What is required ->
Starting at the first line of the data, print each line verbatim up to and including the line bearing "text=black!75] (tag) at", omitting pictures.

Data ->

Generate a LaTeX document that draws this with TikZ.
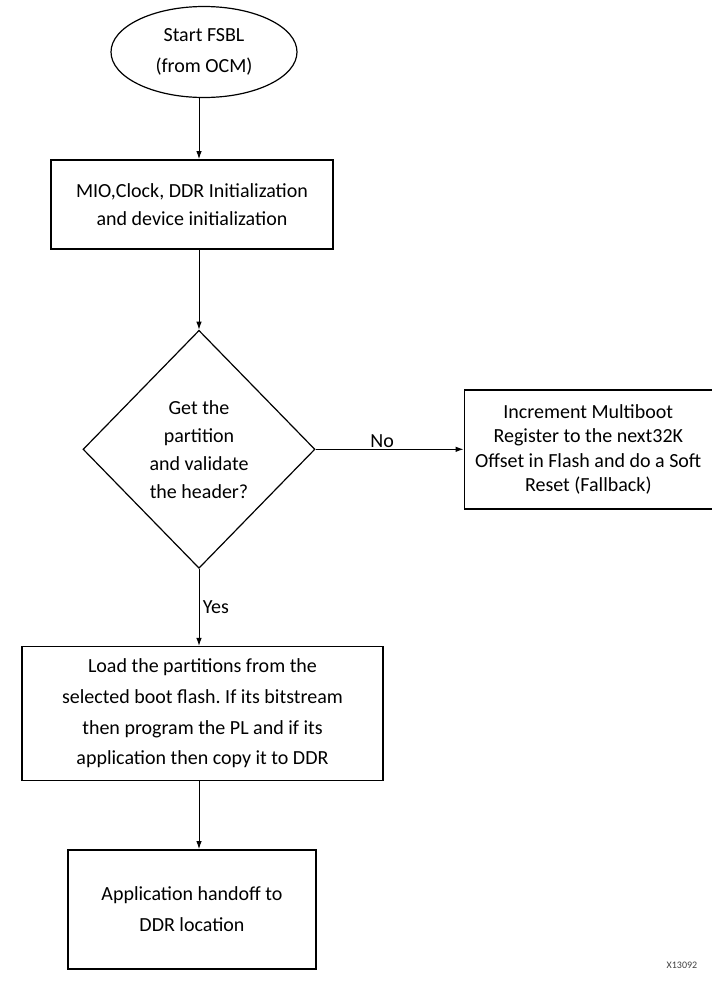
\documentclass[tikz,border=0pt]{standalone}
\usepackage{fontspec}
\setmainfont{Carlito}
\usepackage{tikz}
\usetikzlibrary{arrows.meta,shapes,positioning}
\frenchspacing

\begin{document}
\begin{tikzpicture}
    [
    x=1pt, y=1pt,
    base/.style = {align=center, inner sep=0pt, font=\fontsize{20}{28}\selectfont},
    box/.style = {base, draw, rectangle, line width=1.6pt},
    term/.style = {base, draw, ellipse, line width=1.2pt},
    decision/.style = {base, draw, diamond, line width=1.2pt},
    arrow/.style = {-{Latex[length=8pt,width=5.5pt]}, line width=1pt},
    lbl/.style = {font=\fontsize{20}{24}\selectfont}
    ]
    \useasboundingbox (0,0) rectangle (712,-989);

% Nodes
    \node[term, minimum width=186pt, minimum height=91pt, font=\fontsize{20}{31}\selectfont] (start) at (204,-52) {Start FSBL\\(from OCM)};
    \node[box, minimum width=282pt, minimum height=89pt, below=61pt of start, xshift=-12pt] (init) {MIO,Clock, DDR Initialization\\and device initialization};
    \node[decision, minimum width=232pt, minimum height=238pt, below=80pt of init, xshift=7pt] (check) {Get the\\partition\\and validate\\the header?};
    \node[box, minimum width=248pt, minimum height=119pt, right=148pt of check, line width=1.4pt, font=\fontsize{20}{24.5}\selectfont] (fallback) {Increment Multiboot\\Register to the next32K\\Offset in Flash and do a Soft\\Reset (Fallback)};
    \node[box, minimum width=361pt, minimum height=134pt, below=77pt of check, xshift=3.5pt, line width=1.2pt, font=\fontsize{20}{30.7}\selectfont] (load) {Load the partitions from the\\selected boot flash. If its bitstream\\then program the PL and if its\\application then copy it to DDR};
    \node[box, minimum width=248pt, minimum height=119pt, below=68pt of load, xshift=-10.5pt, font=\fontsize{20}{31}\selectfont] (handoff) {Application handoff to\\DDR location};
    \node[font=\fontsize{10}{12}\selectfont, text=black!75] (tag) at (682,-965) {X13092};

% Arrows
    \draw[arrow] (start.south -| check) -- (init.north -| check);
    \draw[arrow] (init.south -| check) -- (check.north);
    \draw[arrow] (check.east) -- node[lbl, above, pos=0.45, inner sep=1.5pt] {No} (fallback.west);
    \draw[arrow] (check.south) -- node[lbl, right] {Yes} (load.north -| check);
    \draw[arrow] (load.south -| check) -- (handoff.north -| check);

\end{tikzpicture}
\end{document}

Answer for the task ->
Generate a LaTeX document that draws this with TikZ.
\documentclass[tikz,border=0pt]{standalone}
\usepackage{fontspec}
\setmainfont{Carlito}
\usepackage{tikz}
\usetikzlibrary{arrows.meta,shapes,positioning}
\frenchspacing

\begin{document}
\begin{tikzpicture}
    [
    x=1pt, y=1pt,
    base/.style = {align=center, inner sep=0pt, font=\fontsize{20}{28}\selectfont},
    box/.style = {base, draw, rectangle, line width=1.6pt},
    term/.style = {base, draw, ellipse, line width=1.2pt},
    decision/.style = {base, draw, diamond, line width=1.2pt},
    arrow/.style = {-{Latex[length=8pt,width=5.5pt]}, line width=1pt},
    lbl/.style = {font=\fontsize{20}{24}\selectfont}
    ]
    \useasboundingbox (0,0) rectangle (712,-989);

% Nodes
    \node[term, minimum width=186pt, minimum height=91pt, font=\fontsize{20}{31}\selectfont] (start) at (204,-52) {Start FSBL\\(from OCM)};
    \node[box, minimum width=282pt, minimum height=89pt, below=61pt of start, xshift=-12pt] (init) {MIO,Clock, DDR Initialization\\and device initialization};
    \node[decision, minimum width=232pt, minimum height=238pt, below=80pt of init, xshift=7pt] (check) {Get the\\partition\\and validate\\the header?};
    \node[box, minimum width=248pt, minimum height=119pt, right=148pt of check, line width=1.4pt, font=\fontsize{20}{24.5}\selectfont] (fallback) {Increment Multiboot\\Register to the next32K\\Offset in Flash and do a Soft\\Reset (Fallback)};
    \node[box, minimum width=361pt, minimum height=134pt, below=77pt of check, xshift=3.5pt, line width=1.2pt, font=\fontsize{20}{30.7}\selectfont] (load) {Load the partitions from the\\selected boot flash. If its bitstream\\then program the PL and if its\\application then copy it to DDR};
    \node[box, minimum width=248pt, minimum height=119pt, below=68pt of load, xshift=-10.5pt, font=\fontsize{20}{31}\selectfont] (handoff) {Application handoff to\\DDR location};
    \node[font=\fontsize{10}{12}\selectfont, text=black!75] (tag) at (682,-965) {X13092};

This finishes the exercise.